#### [Collected data]
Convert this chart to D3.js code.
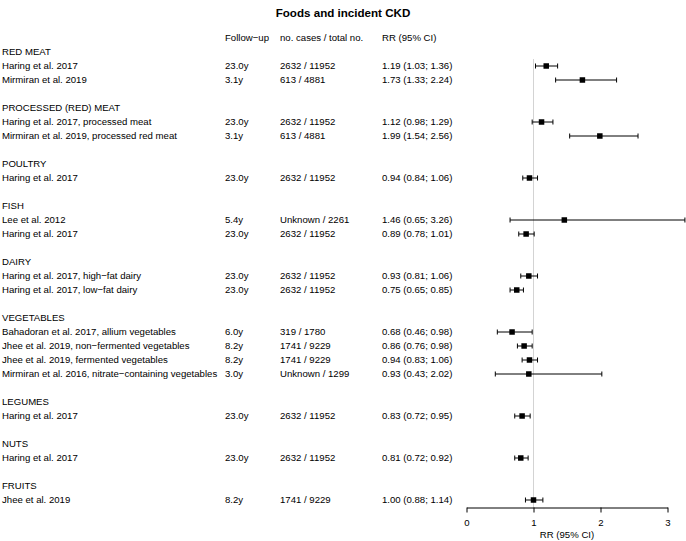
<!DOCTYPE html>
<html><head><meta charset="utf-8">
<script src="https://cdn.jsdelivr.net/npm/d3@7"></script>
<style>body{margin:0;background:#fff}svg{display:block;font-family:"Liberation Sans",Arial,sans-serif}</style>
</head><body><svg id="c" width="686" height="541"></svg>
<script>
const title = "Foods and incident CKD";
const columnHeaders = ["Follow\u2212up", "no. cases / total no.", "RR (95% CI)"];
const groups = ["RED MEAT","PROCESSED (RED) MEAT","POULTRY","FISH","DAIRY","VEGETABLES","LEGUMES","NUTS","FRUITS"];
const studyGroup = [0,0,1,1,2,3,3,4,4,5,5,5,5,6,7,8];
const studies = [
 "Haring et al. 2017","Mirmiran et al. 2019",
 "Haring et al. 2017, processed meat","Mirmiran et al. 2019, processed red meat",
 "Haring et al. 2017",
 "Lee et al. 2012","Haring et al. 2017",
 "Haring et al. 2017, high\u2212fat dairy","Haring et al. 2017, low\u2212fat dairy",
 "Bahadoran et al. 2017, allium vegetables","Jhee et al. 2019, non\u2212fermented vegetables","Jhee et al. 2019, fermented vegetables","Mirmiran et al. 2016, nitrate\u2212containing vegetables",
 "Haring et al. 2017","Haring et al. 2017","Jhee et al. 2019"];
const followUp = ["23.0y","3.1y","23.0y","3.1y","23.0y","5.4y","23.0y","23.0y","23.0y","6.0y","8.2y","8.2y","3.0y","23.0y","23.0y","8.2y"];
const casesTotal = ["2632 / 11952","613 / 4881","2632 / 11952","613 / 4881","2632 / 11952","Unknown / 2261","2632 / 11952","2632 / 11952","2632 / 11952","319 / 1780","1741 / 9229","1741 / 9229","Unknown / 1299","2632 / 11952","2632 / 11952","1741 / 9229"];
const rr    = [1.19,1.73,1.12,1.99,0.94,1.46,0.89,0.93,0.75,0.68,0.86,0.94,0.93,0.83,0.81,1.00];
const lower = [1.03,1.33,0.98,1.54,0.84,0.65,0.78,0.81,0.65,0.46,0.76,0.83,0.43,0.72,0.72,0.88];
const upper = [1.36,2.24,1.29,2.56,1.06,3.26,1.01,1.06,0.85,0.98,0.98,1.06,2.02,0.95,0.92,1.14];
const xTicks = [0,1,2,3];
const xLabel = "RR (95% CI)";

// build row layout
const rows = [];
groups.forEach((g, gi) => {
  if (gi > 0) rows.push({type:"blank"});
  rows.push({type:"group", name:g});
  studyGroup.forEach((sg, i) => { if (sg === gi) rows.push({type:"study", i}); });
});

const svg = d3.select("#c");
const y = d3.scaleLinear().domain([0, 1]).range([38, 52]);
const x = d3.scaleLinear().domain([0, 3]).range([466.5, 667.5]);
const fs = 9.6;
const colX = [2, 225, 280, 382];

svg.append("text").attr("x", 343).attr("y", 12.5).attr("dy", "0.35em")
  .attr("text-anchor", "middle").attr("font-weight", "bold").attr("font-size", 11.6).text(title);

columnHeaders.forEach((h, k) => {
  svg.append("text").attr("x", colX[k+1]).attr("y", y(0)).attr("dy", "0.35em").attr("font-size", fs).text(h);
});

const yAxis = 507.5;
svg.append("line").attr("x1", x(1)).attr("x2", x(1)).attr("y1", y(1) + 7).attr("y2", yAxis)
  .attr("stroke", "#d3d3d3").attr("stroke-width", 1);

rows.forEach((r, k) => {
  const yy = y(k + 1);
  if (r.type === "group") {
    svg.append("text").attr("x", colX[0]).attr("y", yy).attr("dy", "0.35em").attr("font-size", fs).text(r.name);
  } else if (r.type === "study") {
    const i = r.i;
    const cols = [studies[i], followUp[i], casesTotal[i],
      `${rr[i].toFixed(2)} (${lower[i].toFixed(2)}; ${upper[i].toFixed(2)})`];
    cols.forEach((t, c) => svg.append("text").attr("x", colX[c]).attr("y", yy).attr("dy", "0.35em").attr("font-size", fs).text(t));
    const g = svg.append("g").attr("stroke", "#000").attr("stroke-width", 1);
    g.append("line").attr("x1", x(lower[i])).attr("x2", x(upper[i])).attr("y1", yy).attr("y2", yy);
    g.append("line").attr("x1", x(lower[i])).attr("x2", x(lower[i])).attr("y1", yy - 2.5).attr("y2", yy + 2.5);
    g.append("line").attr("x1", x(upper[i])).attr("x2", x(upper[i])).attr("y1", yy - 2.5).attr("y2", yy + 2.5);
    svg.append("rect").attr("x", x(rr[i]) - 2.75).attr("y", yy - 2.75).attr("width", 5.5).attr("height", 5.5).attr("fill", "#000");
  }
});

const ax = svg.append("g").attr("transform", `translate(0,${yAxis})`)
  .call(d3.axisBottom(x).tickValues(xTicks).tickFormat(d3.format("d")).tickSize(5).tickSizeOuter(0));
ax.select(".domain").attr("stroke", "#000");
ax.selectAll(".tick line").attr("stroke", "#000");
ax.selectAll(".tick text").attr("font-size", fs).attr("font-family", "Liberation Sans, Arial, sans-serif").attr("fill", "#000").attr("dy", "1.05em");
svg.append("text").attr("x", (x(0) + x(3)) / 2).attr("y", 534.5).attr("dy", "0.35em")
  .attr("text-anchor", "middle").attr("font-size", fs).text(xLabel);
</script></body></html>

#### [Set exercise]
Transcribe the whole listing, character for character, but not its images.

#### [Written answer]
Convert this chart to D3.js code.
<!DOCTYPE html>
<html><head><meta charset="utf-8">
<script src="https://cdn.jsdelivr.net/npm/d3@7"></script>
<style>body{margin:0;background:#fff}svg{display:block;font-family:"Liberation Sans",Arial,sans-serif}</style>
</head><body><svg id="c" width="686" height="541"></svg>
<script>
const title = "Foods and incident CKD";
const columnHeaders = ["Follow\u2212up", "no. cases / total no.", "RR (95% CI)"];
const groups = ["RED MEAT","PROCESSED (RED) MEAT","POULTRY","FISH","DAIRY","VEGETABLES","LEGUMES","NUTS","FRUITS"];
const studyGroup = [0,0,1,1,2,3,3,4,4,5,5,5,5,6,7,8];
const studies = [
 "Haring et al. 2017","Mirmiran et al. 2019",
 "Haring et al. 2017, processed meat","Mirmiran et al. 2019, processed red meat",
 "Haring et al. 2017",
 "Lee et al. 2012","Haring et al. 2017",
 "Haring et al. 2017, high\u2212fat dairy","Haring et al. 2017, low\u2212fat dairy",
 "Bahadoran et al. 2017, allium vegetables","Jhee et al. 2019, non\u2212fermented vegetables","Jhee et al. 2019, fermented vegetables","Mirmiran et al. 2016, nitrate\u2212containing vegetables",
 "Haring et al. 2017","Haring et al. 2017","Jhee et al. 2019"];
const followUp = ["23.0y","3.1y","23.0y","3.1y","23.0y","5.4y","23.0y","23.0y","23.0y","6.0y","8.2y","8.2y","3.0y","23.0y","23.0y","8.2y"];
const casesTotal = ["2632 / 11952","613 / 4881","2632 / 11952","613 / 4881","2632 / 11952","Unknown / 2261","2632 / 11952","2632 / 11952","2632 / 11952","319 / 1780","1741 / 9229","1741 / 9229","Unknown / 1299","2632 / 11952","2632 / 11952","1741 / 9229"];
const rr    = [1.19,1.73,1.12,1.99,0.94,1.46,0.89,0.93,0.75,0.68,0.86,0.94,0.93,0.83,0.81,1.00];
const lower = [1.03,1.33,0.98,1.54,0.84,0.65,0.78,0.81,0.65,0.46,0.76,0.83,0.43,0.72,0.72,0.88];
const upper = [1.36,2.24,1.29,2.56,1.06,3.26,1.01,1.06,0.85,0.98,0.98,1.06,2.02,0.95,0.92,1.14];
const xTicks = [0,1,2,3];
const xLabel = "RR (95% CI)";

// build row layout
const rows = [];
groups.forEach((g, gi) => {
  if (gi > 0) rows.push({type:"blank"});
  rows.push({type:"group", name:g});
  studyGroup.forEach((sg, i) => { if (sg === gi) rows.push({type:"study", i}); });
});

const svg = d3.select("#c");
const y = d3.scaleLinear().domain([0, 1]).range([38, 52]);
const x = d3.scaleLinear().domain([0, 3]).range([466.5, 667.5]);
const fs = 9.6;
const colX = [2, 225, 280, 382];

svg.append("text").attr("x", 343).attr("y", 12.5).attr("dy", "0.35em")
  .attr("text-anchor", "middle").attr("font-weight", "bold").attr("font-size", 11.6).text(title);

columnHeaders.forEach((h, k) => {
  svg.append("text").attr("x", colX[k+1]).attr("y", y(0)).attr("dy", "0.35em").attr("font-size", fs).text(h);
});

const yAxis = 507.5;
svg.append("line").attr("x1", x(1)).attr("x2", x(1)).attr("y1", y(1) + 7).attr("y2", yAxis)
  .attr("stroke", "#d3d3d3").attr("stroke-width", 1);

rows.forEach((r, k) => {
  const yy = y(k + 1);
  if (r.type === "group") {
    svg.append("text").attr("x", colX[0]).attr("y", yy).attr("dy", "0.35em").attr("font-size", fs).text(r.name);
  } else if (r.type === "study") {
    const i = r.i;
    const cols = [studies[i], followUp[i], casesTotal[i],
      `${rr[i].toFixed(2)} (${lower[i].toFixed(2)}; ${upper[i].toFixed(2)})`];
    cols.forEach((t, c) => svg.append("text").attr("x", colX[c]).attr("y", yy).attr("dy", "0.35em").attr("font-size", fs).text(t));
    const g = svg.append("g").attr("stroke", "#000").attr("stroke-width", 1);
    g.append("line").attr("x1", x(lower[i])).attr("x2", x(upper[i])).attr("y1", yy).attr("y2", yy);
    g.append("line").attr("x1", x(lower[i])).attr("x2", x(lower[i])).attr("y1", yy - 2.5).attr("y2", yy + 2.5);
    g.append("line").attr("x1", x(upper[i])).attr("x2", x(upper[i])).attr("y1", yy - 2.5).attr("y2", yy + 2.5);
    svg.append("rect").attr("x", x(rr[i]) - 2.75).attr("y", yy - 2.75).attr("width", 5.5).attr("height", 5.5).attr("fill", "#000");
  }
});

const ax = svg.append("g").attr("transform", `translate(0,${yAxis})`)
  .call(d3.axisBottom(x).tickValues(xTicks).tickFormat(d3.format("d")).tickSize(5).tickSizeOuter(0));
ax.select(".domain").attr("stroke", "#000");
ax.selectAll(".tick line").attr("stroke", "#000");
ax.selectAll(".tick text").attr("font-size", fs).attr("font-family", "Liberation Sans, Arial, sans-serif").attr("fill", "#000").attr("dy", "1.05em");
svg.append("text").attr("x", (x(0) + x(3)) / 2).attr("y", 534.5).attr("dy", "0.35em")
  .attr("text-anchor", "middle").attr("font-size", fs).text(xLabel);
</script></body></html>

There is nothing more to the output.